Personal information
- Nationality: Italian
- Born: Pamela Malvina Noucho Sawa 1992/1993 Bafia, Cameroon
- Height: 5 ft 7 in (170 cm)
- Weight: Lightweight

Boxing career
- Stance: Orthodox

Boxing record
- Total fights: 10
- Wins: 10
- Win by KO: 2

= Pamela Noutcho Sawa =

Cameroonian-Italian boxer

Pamela Noutcho Sawa (born 1992/1993) is a Cameroon-born Italian professional boxer. She has held the IBO female lightweight title since November 2025. Sawa is also a former European and Italian female lightweight champion.

==Personal life==
Born in Bafia, Cameroon, Sawa moved to Italy aged eight. She gained Italian citizenship in 2022 and away from the boxing ring works as a nurse.

==Career==
Having won the Italian amateur female 64 kg championship in 2020, Sawa claimed the vacant national professional female lightweight title with a unanimous decision success over Nadia Flalhi at PalaCasoria in Casoria on 8 September 2023.

Unbeaten in her first seven pro-fights, she defeated Nina Pavlovic via unanimous decision at Unipol Arena in Casalecchio di Reno on 25 October 2024 to win the vacant European female lightweight title. The contest was held behind closed doors without a crowd due to severe flooding in the area around the venue.

Sawa successfully defended her title by stopping Martina Righi in the first round at Palasport Arena Giuseppe Bondi in Ferrara on 11 April 2025.

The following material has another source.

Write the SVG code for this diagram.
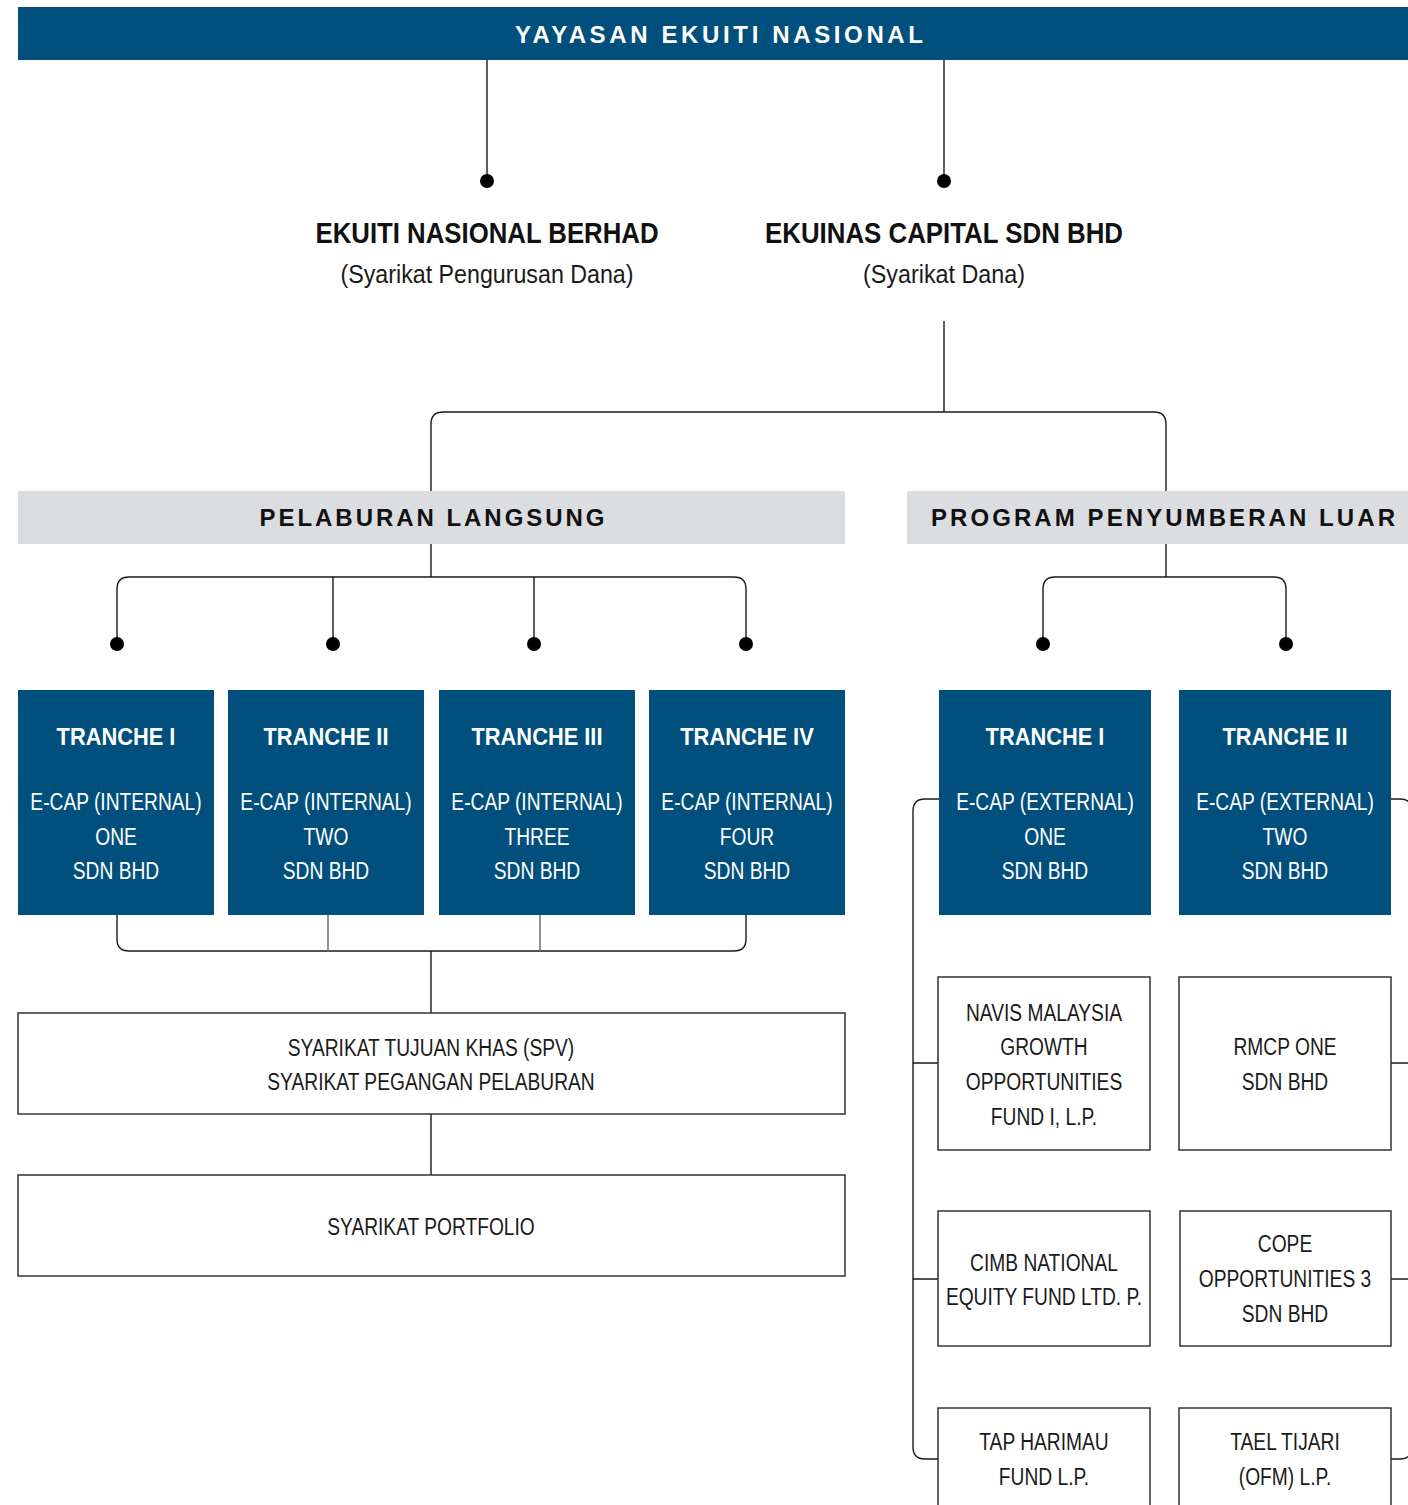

She faced Brenda Karen Carabajal for the vacant IBO female lightweight title at Unipol Arena in Casalecchio di Reno on 7 November 2025. Sawa was knocked to the canvas in the seventh round but recovered to finish the fight and won by split decision with two of the ringside judges favouring her 97–92 and 95–94 respectively, while the third scored the bout 95–94 for her opponent.